- **Objective**:
Exactly the lines from the start of the data below through the line that contains "let lambdaNames = ['0', '1']" are to be copied, with pictures left out.

Entries with chart source code:
--------------------

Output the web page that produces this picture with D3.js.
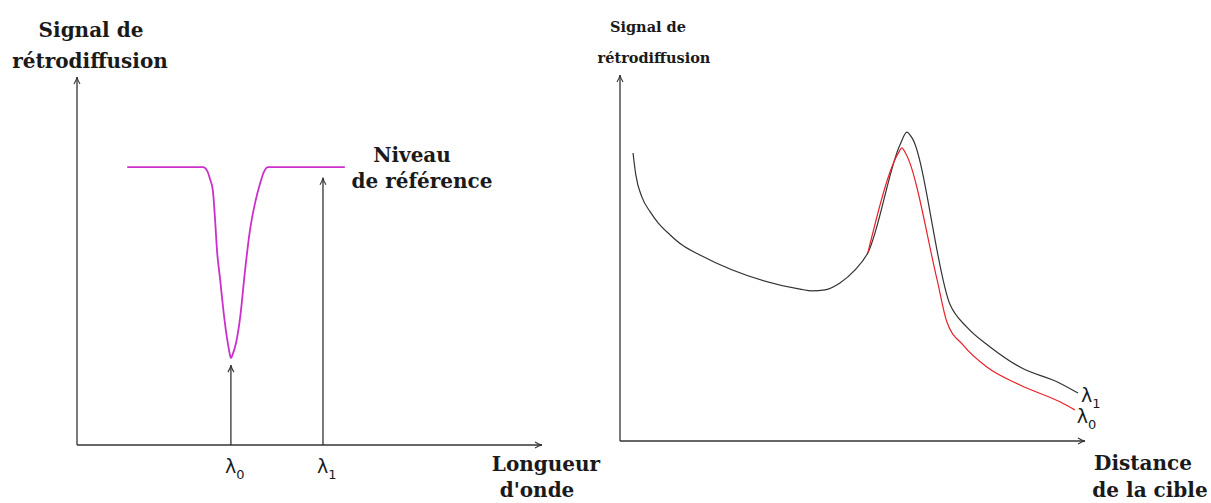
<!DOCTYPE html>
<html>
<head>
<meta charset="utf-8">
<script src="https://cdn.jsdelivr.net/npm/d3@7"></script>
<style>
  body { margin: 0; background: #fff; }
  text { font-family: "DejaVu Serif", serif; fill: #1a1a1a; }
</style>
</head>
<body>
<div id="datavis"></div>
<script>
// left panel: backscatter signal vs wavelength (arbitrary units, 0-100)
let wavelength = [10.8, 27.1, 28.0, 28.6, 29.2, 29.7, 30.1, 30.8, 31.4, 32.0, 32.5, 32.9, 33.1,
                  33.5, 34.2, 35.1, 36.1, 37.2, 38.3, 39.4, 40.2, 41.1, 57.6]
let signalWl = [75.5, 75.5, 74.5, 72.3, 69.3, 61.1, 53.0, 44.8, 37.5, 31.3, 27.2, 24.5, 23.6,
                24.7, 27.7, 34.8, 47.0, 58.4, 65.8, 71.2, 74.2, 75.5, 75.5]
let lambdaPos = [33.1, 52.9]      // lambda0, lambda1 on the wavelength axis
let lambdaTop = [21.7, 72.6]      // where each arrow stops
let lambdaNames = ['0', '1']

// right panel: backscatter signal vs target distance
let dist1 = [2.8, 3.4, 4.7, 6.5, 8.2, 10.8, 13.3, 17.2, 38.7, 41.3, 44.1, 47.3, 50.5, 53.3,
             60.2, 61.7, 62.8, 71.0, 74.6, 79.6, 86.0, 94.6, 98.5]
let sig1  = [78.7, 72.7, 66.7, 62.6, 59.6, 56.3, 53.6, 50.8, 41.5, 41.0, 41.3, 43.2, 46.7, 51.4,
             80.9, 84.4, 82.8, 37.2, 31.1, 25.7, 20.2, 15.8, 13.1]
let dist0 = [53.3, 60.0, 60.6, 61.5, 68.2, 70.3, 73.8, 78.9, 86.0, 94.6, 97.8]
let sig0  = [51.4, 79.0, 80.1, 78.4, 44.0, 32.5, 26.2, 20.2, 15.3, 10.7, 8.5]

let width = 1211,
    height = 503

let svg = d3.select('#datavis')
  .append('svg')
    .attr('width', width)
    .attr('height', height)

// small open arrow head, latex style
svg.append('defs').append('marker')
    .attr('id', 'arrow')
    .attr('viewBox', '-9 -5 10 10')
    .attr('refX', 0)
    .attr('refY', 0)
    .attr('markerWidth', 10)
    .attr('markerHeight', 10)
    .attr('markerUnits', 'userSpaceOnUse')
    .attr('orient', 'auto')
  .append('path')
    .attr('d', 'M-7,-3 Q-3,-0.5 0,0 Q-3,0.5 -7,3')
    .attr('fill', 'none')
    .attr('stroke', '#333')
    .attr('stroke-width', 1.1)

let xL = d3.scaleLinear().domain([0, 100]).range([77, 542])
let yL = d3.scaleLinear().domain([0, 100]).range([445, 77])
let xR = d3.scaleLinear().domain([0, 100]).range([620, 1085])
let yR = d3.scaleLinear().domain([0, 100]).range([441, 75])

function axes(x, y) {
  svg.append('line')
    .attr('x1', x(0)).attr('y1', y(0)).attr('x2', x(100)).attr('y2', y(0))
    .attr('stroke', '#333').attr('stroke-width', 1.3)
    .attr('marker-end', 'url(#arrow)')
  svg.append('line')
    .attr('x1', x(0)).attr('y1', y(0)).attr('x2', x(0)).attr('y2', y(100))
    .attr('stroke', '#333').attr('stroke-width', 1.3)
    .attr('marker-end', 'url(#arrow)')
}
axes(xL, yL)
axes(xR, yR)

// two-line labels, each line centred on its own x
function label(lines, y, gap, size) {
  let t = svg.append('text')
    .attr('y', y)
    .attr('text-anchor', 'middle')
    .style('font-size', size + 'px')
    .style('font-weight', 'bold')
  lines.forEach((l, i) => {
    t.append('tspan').attr('x', l[0]).attr('dy', i ? gap : 0).text(l[1])
  })
}

function lambda(x, y, sub) {
  let t = svg.append('text').attr('x', x).attr('y', y)
    .style('font-family', '"DejaVu Sans", sans-serif')
    .style('font-size', '19px')
  t.append('tspan').text('λ')
  t.append('tspan').attr('dy', 6).style('font-size', '13px').text(sub)
}

// ---- left panel
let lineL = d3.line()
  .x(d => xL(d[0]))
  .y(d => yL(d[1]))
  .curve(d3.curveMonotoneX)

svg.append('path')
  .datum(d3.zip(wavelength, signalWl))
  .attr('d', lineL)
  .attr('fill', 'none')
  .attr('stroke', '#cc2fcc')
  .attr('stroke-width', 1.8)

svg.selectAll('lambdaArrows')
  .data(lambdaPos)
  .enter()
  .append('line')
    .attr('x1', d => xL(d))
    .attr('x2', d => xL(d))
    .attr('y1', yL(0))
    .attr('y2', (d, i) => yL(lambdaTop[i]))
    .attr('stroke', '#222')
    .attr('stroke-width', 1.2)
    .attr('marker-end', 'url(#arrow)')

lambdaPos.forEach((d, i) => lambda(xL(d) - 6, 473, lambdaNames[i]))

label([[91, 'Signal de'], [90, 'rétrodiffusion']], 37, 31, 20)
label([[412, 'Niveau'], [422, 'de référence']], 162, 26, 20)
label([[546, 'Longueur'], [537, "d'onde"]], 471, 26, 20)

// ---- right panel
let lineR = d3.line()
  .x(d => xR(d[0]))
  .y(d => yR(d[1]))
  .curve(d3.curveMonotoneX)

svg.append('path')
  .datum(d3.zip(dist1, sig1))
  .attr('d', lineR)
  .attr('fill', 'none')
  .attr('stroke', '#333')
  .attr('stroke-width', 1.2)

svg.append('path')
  .datum(d3.zip(dist0, sig0))
  .attr('d', lineR)
  .attr('fill', 'none')
  .attr('stroke', '#e8222a')
  .attr('stroke-width', 1.2)

lambda(xR(dist1[dist1.length - 1]) + 3, yR(sig1[sig1.length - 1]) + 9, '1')
lambda(xR(dist0[dist0.length - 1]) + 2, yR(sig0[sig0.length - 1]) + 13, '0')

label([[648, 'Signal de'], [654, 'rétrodiffusion']], 32, 31, 14.5)
label([[1143, 'Distance'], [1150, 'de la cible']], 470, 27, 20)
</script>
</body>
</html>
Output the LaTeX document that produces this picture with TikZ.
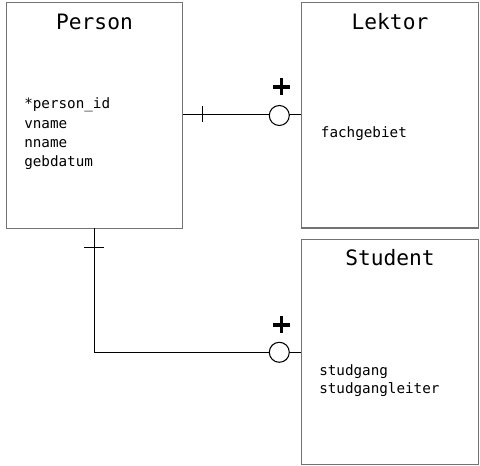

--------------------

- **Response**:
Output the web page that produces this picture with D3.js.
<!DOCTYPE html>
<html>
<head>
<meta charset="utf-8">
<script src="https://cdn.jsdelivr.net/npm/d3@7"></script>
<style>
  body { margin: 0; background: #fff; }
  text { font-family: "DejaVu Serif", serif; fill: #1a1a1a; }
</style>
</head>
<body>
<div id="datavis"></div>
<script>
// left panel: backscatter signal vs wavelength (arbitrary units, 0-100)
let wavelength = [10.8, 27.1, 28.0, 28.6, 29.2, 29.7, 30.1, 30.8, 31.4, 32.0, 32.5, 32.9, 33.1,
                  33.5, 34.2, 35.1, 36.1, 37.2, 38.3, 39.4, 40.2, 41.1, 57.6]
let signalWl = [75.5, 75.5, 74.5, 72.3, 69.3, 61.1, 53.0, 44.8, 37.5, 31.3, 27.2, 24.5, 23.6,
                24.7, 27.7, 34.8, 47.0, 58.4, 65.8, 71.2, 74.2, 75.5, 75.5]
let lambdaPos = [33.1, 52.9]      // lambda0, lambda1 on the wavelength axis
let lambdaTop = [21.7, 72.6]      // where each arrow stops
let lambdaNames = ['0', '1']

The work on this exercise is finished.